Baisse des rendements dans le sillage des banques centrales, risques de solvabilité en cas de forte remontée des taux d’intérêt, risque de blocage en cas de retraits massifs, faut-il s’inquiéter pour l’assurance vie en euros ? Deontofi.com publie le script résumé des propos échangés sur ce sujet entre Gilles Pouzin et Cédric Decœur, animateur de l’émission Intégrale Placements, sur BFM Business TV le 3 janvier 2017.
Retrouvez cette interview du 3/1/2017 ici dans notre rubrique Deontofi TV.
On va se placer du côté des épargnants et regarder ce qui se propose face à la baisse des rendements de l’assurance vie. On a la remontée des taux d’intérêt sur les marchés, peut-être des risques de solvabilité. On a vu tous les impacts de la loi Sapin 2 sur l’assurance vie.
Si on est détenteur d’assurance vie ou si on envisage de placer son argent en assurance vie, est-ce qu’il y a des raisons aujourd’hui d’être inquiet ?
C’est un bon sujet et nous avons beaucoup de questions de lecteurs de Deontofi.com sur l’assurance vie. C’est vrai qu’il y a un climat un peu ambivalent assez paradoxal entre la sécurité traditionnelle de l’assurance vie, en particulier de l’assurance vie en euros.
Il faut rappeler, pour ceux qui ne connaissent pas tous les détails techniques des différentes familles de placements, ce qu’est l’assurance vie : c’est une enveloppe fiscale, un contrat avec un assureur qui permet de confier de l’argent à l’assureur. En cas de vie on peut récupérer son argent, en cas de décès il est versé à un bénéficiaire qui reçoit cet argent avec des exonérations d’impôt, en particulier de droits de succession jusqu’à 150 000 euros par bénéficiaire (152 500 précisément).

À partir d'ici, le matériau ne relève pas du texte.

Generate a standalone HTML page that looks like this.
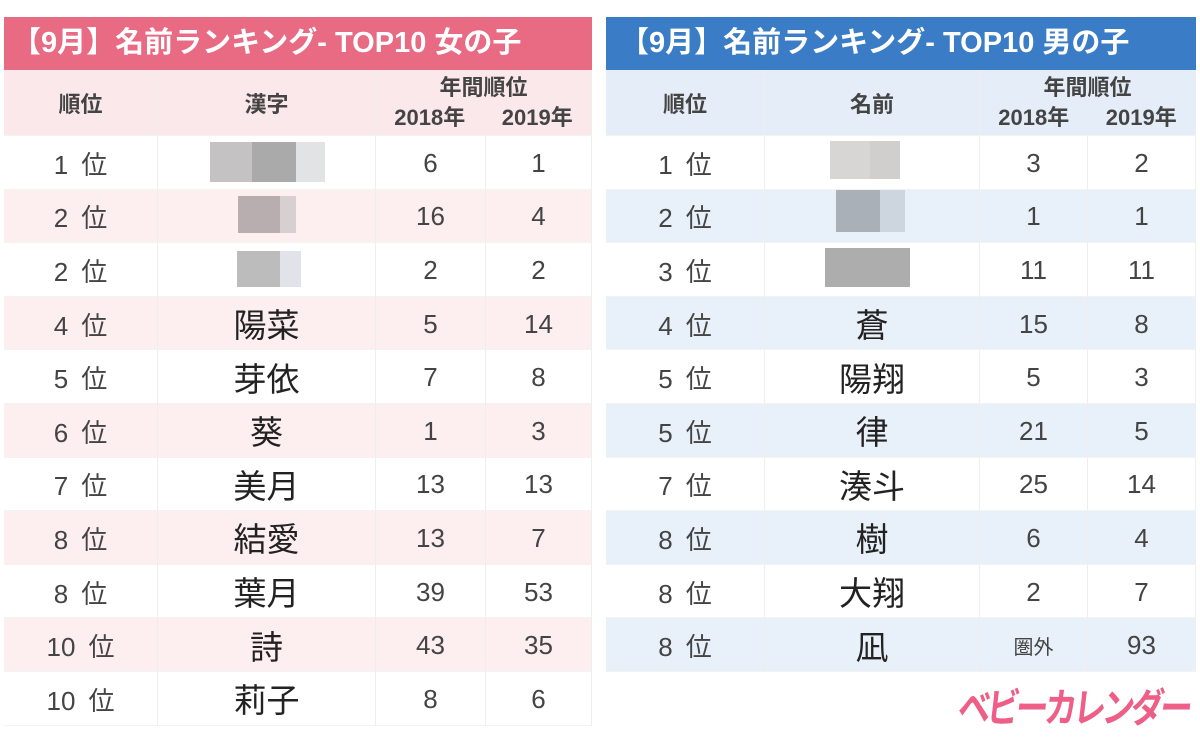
<!DOCTYPE html>
<html><head><meta charset="utf-8">
<style>
body{margin:0;width:1200px;height:740px;background:#fff;position:relative;overflow:hidden;font-family:"Liberation Sans","Noto Sans CJK JP",sans-serif;color:#333}
.abs{position:absolute}
.title{position:absolute;top:17px;height:53px;color:#fff;font-weight:bold;font-size:29px;line-height:53px;white-space:nowrap}
.cell{position:absolute;display:flex;align-items:center;justify-content:center;box-sizing:border-box;border-right:1px solid #eee;border-bottom:1px solid #f3f3f3;white-space:nowrap}
.hd{font-weight:bold;font-size:22px;color:#444}
.num{font-size:26px;color:#444;padding-top:2px}
.kj{font-size:33px;color:#222}
.blur{position:absolute}
</style></head><body>
<div class="title" style="left:4px;width:588px;background:#e86a83;padding-left:8px;box-sizing:border-box">【9月】名前ランキング- TOP10 女の子</div>
<div class="title" style="left:606px;width:590px;background:#3b7cc6;padding-left:14px;box-sizing:border-box">【9月】名前ランキング- TOP10 男の子</div>
<div id="g"></div>
<div id="b"></div>
<div class="abs" style="left:962px;top:676px;font-size:35px;font-weight:bold;color:#ee5f88;letter-spacing:-4px;white-space:nowrap;transform-origin:0 0;transform:scale(0.93,1.15) skewX(-8deg)">ベビーカレンダー</div>
<script>
const girlRanks=["1\u2002位","2\u2002位","2\u2002位","4\u2002位","5\u2002位","6\u2002位","7\u2002位","8\u2002位","8\u2002位","10\u2002位","10\u2002位"];
const girlNames=["","","","陽菜","芽依","葵","美月","結愛","葉月","詩","莉子"];
const girl2018=["6","16","2","5","7","1","13","13","39","43","8"];
const girl2019=["1","4","2","14","8","3","13","7","53","35","6"];
const boyRanks=["1\u2002位","2\u2002位","3\u2002位","4\u2002位","5\u2002位","5\u2002位","7\u2002位","8\u2002位","8\u2002位","8\u2002位"];
const boyNames=["","","","蒼","陽翔","律","湊斗","樹","大翔","凪"];
const boy2018=["3","1","11","15","5","21","25","6","2","圏外"];
const boy2019=["2","1","11","8","3","5","14","4","7","93"];
function mk(parent,cls,x,y,w,h,txt,bg,name){
  const d=document.createElement('div');
  d.className='cell '+cls;
  d.style.cssText=`left:${x}px;top:${y}px;width:${w}px;height:${h}px;background:${bg}`;
  d.textContent=txt;
  
  
  parent.appendChild(d);return d;
}
function table(id,cols,ranks,names,a,b,hdrBg,altBg,nameHdr){
  const p=document.getElementById(id);
  const top=70,hh=66,rh=53.6;
  mk(p,'hd',cols[0],top,cols[1]-cols[0],hh,'順位',hdrBg,'header-rank');
  mk(p,'hd',cols[1],top,cols[2]-cols[1],hh,nameHdr,hdrBg,'header-name');
  const yh=mk(p,'hd',cols[2],top,cols[4]-cols[2],hh,'',hdrBg,'header-annual');
  yh.style.flexDirection='column';yh.style.lineHeight='30px';
  yh.innerHTML='<div>年間順位</div><div style="display:flex;width:100%"><span style="flex:1;text-align:center">2018年</span><span style="flex:1;text-align:center">2019年</span></div>';
  for(let i=0;i<ranks.length;i++){
    const y=top+hh+i*rh,bg=i%2?altBg:'#fff';
    mk(p,'num',cols[0],y,cols[1]-cols[0],rh,ranks[i],bg,'rank-cell');
    mk(p,'kj',cols[1],y,cols[2]-cols[1],rh,names[i],bg,'name-cell');
    const c=mk(p,'num',cols[2],y,cols[3]-cols[2],rh,a[i],bg,'rank-2018-cell');
    if(a[i]==='圏外')c.style.fontSize='20px';
    mk(p,'num',cols[3],y,cols[4]-cols[3],rh,b[i],bg,'rank-2019-cell');
  }
}
table('g',[4,158,376,486,592],girlRanks,girlNames,girl2018,girl2019,'#fbe8eb','#fdeef0','漢字');
table('b',[606,765,980,1088,1196],boyRanks,boyNames,boy2018,boy2019,'#e4edf8','#e8f0f9','名前');
const blurs=[[210,142,86,40,'#c4c2c3'],[252,142,44,40,'#aaaaaa'],[296,142,29,40,'#e2e3e5'],
[238,196,42,37,'#b8adaf'],[280,196,16,37,'#d8cfd1'],
[237,251,43,36,'#bdbcbc'],[280,251,21,36,'#e2e2ea'],
[830,141,40,38,'#d8d6d5'],[870,141,30,38,'#d0cfce'],
[836,190,44,42,'#a9b0b8'],[880,190,25,42,'#cdd6de'],
[825,248,85,39,'#adadad']];
for(const r of blurs){
  const d=document.createElement('div');d.className='blur';
  d.style.cssText=`left:${r[0]}px;top:${r[1]}px;width:${r[2]}px;height:${r[3]}px;background:${r[4]}`;
  
  
  document.body.appendChild(d);
}
</script>
</body></html>
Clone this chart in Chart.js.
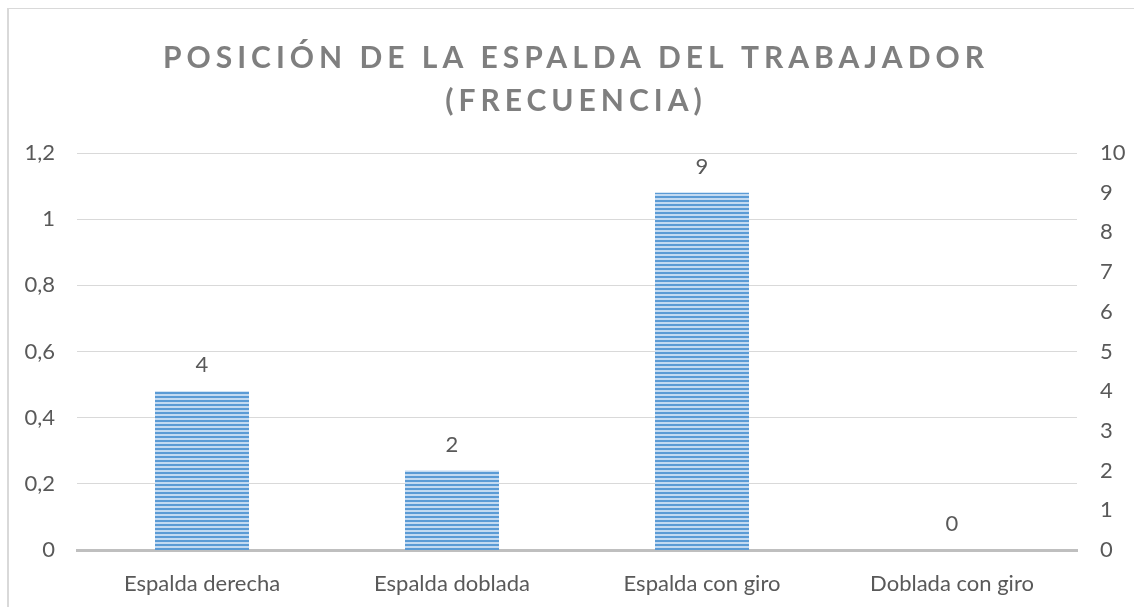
<!DOCTYPE html>
<html>
<head>
<meta charset="utf-8">
<script src="https://cdn.jsdelivr.net/npm/chart.js@4/dist/chart.umd.min.js"></script>
<style>
  html, body { margin: 0; padding: 0; background: #fff; overflow: hidden; }
  #frame {
    position: absolute; left: 7px; top: 8px; width: 1200px; height: 700px;
    border-left: 2px solid #d9d9d9; border-top: 1px solid #d9d9d9;
  }
  #wrap { position: absolute; left: 0; top: 0; width: 1134px; height: 607px; }
</style>
</head>
<body>
<div id="frame"></div>
<div id="wrap"><canvas id="chart"></canvas></div>
<script>
// data
var categories = ['Espalda derecha', 'Espalda doblada', 'Espalda con giro', 'Doblada con giro'];
var frecuencia = [4, 2, 9, 0];
var titleLines = ['POSICIÓN DE LA ESPALDA DEL TRABAJADOR', '(FRECUENCIA)'];

var FONT = 'Lato, "Open Sans", sans-serif';
var textColor = '#595959';

// striped fill for the bars
function stripes() {
    var c = document.createElement('canvas');
    c.width = 4; c.height = 4;
    var g = c.getContext('2d');
    g.fillStyle = '#c3daf1';
    g.fillRect(0, 0, 4, 4);
    g.fillStyle = '#5b9bd5';
    g.fillRect(0, 0, 4, 2);
    return g.createPattern(c, 'repeat');
}

// title with letter spacing
var titlePlugin = {
    id: 'spacedTitle',
    afterDraw: function (chart) {
        var ctx = chart.ctx;
        ctx.save();
        ctx.font = 'bold 30px ' + FONT;
        ctx.fillStyle = '#7f7f7f';
        ctx.textAlign = 'center';
        ctx.textBaseline = 'middle';
        ctx.letterSpacing = '5px';
        ctx.fillText(titleLines[0], 576, 58);
        ctx.fillText(titleLines[1], 576, 101);
        ctx.restore();
    }
};

// value labels above bars
var valuePlugin = {
    id: 'values',
    afterDatasetsDraw: function (chart) {
        var ctx = chart.ctx;
        var meta = chart.getDatasetMeta(0);
        ctx.save();
        ctx.font = '22px ' + FONT;
        ctx.fillStyle = textColor;
        ctx.textAlign = 'center';
        ctx.textBaseline = 'middle';
        meta.data.forEach(function (bar, i) {
            ctx.fillText(String(frecuencia[i]), bar.x, bar.y - 26);
        });
        ctx.restore();
    }
};

new Chart(document.getElementById('chart'), {
    type: 'bar',
    data: {
        labels: categories,
        datasets: [{
            data: frecuencia,
            yAxisID: 'y2',
            backgroundColor: stripes(),
            borderWidth: 0,
            categoryPercentage: 1,
            barPercentage: 0.376
        }]
    },
    options: {
        responsive: true,
        maintainAspectRatio: false,
        animation: false,
        layout: { padding: { top: 153, left: 0, right: 0, bottom: 0 } },
        plugins: {
            legend: { display: false },
            tooltip: { enabled: false },
            title: { display: false }
        },
        scales: {
            x: {
                grid: { display: false, drawTicks: false },
                border: { display: true, color: '#bfbfbf', width: 3 },
                ticks: { color: textColor, font: { family: FONT, size: 22 }, padding: 21 },
                afterFit: function (s) { s.height = 57; }
            },
            y: {
                position: 'left',
                min: 0, max: 1.2,
                grid: { color: '#d9d9d9', lineWidth: 1, drawTicks: false },
                border: { display: false },
                ticks: {
                    stepSize: 0.2,
                    padding: 22,
                    color: textColor,
                    font: { family: FONT, size: 22 },
                    callback: function (v) { return (Math.round(v * 10) / 10).toString().replace('.', ','); }
                },
                afterFit: function (s) { s.width = 77; }
            },
            y2: {
                position: 'right',
                min: 0, max: 10,
                grid: { display: false, drawTicks: false },
                border: { display: false },
                ticks: { stepSize: 1, padding: 23, color: textColor, font: { family: FONT, size: 22 } },
                afterFit: function (s) { s.width = 57; }
            }
        }
    },
    plugins: [titlePlugin, valuePlugin]
});
</script>
</body>
</html>
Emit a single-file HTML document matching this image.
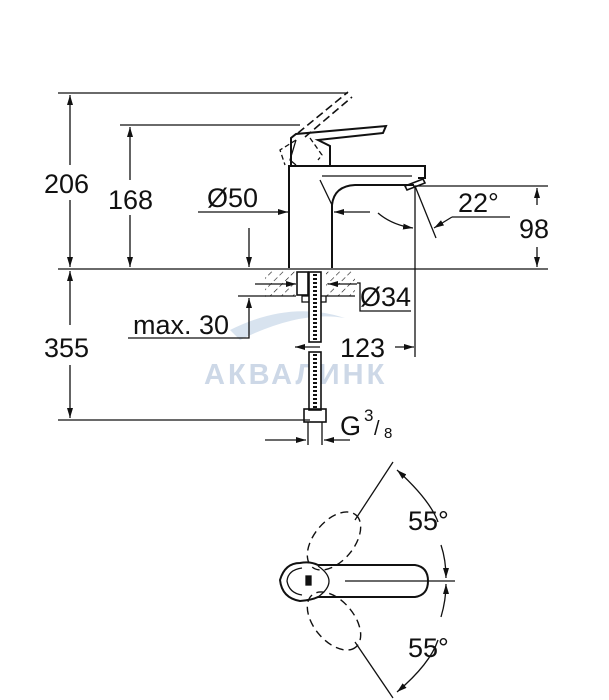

C’est un placement qui est très populaire. Il y a environ 1600 milliards d’euros en assurance vie, dont plus de 80% sur les fonds en euros. Les fonds en euros, ce sont ces fonds qui permettent d’avoir une rentabilité chaque année, avec un effet boule de neige. C’était à une époque 7 à 8%, puis 6, 5, 4, 3, 2. On est plutôt autour de 2,5% en moyenne en 2015 [ndlr pour les bons contrats, la moyenne réelle étant plus proche de 2% vu les rendement honteux distribués par les grands réseaux sur les contrats qu’ils ne mettent plus en avant]. Les rendements de 2016 ne sont pas encore distribués mais on peut s’attendre à ce qu’il y ait une nouvelle baisse de rendement. Baisse qui devrait malheureusement continuer à être significative. Dans ce contexte on entend que les assureurs ne vont peut-être plus pouvoir servir ces rendements : «Attention, les taux d’intérêt des obligations dans lesquelles investissent les assureurs, ont beaucoup baissé, ce ne sera plus rentable. Et si les gens commencent à retirer leur argent les assureurs ne pourront peut-être pas faire face à ces retraits».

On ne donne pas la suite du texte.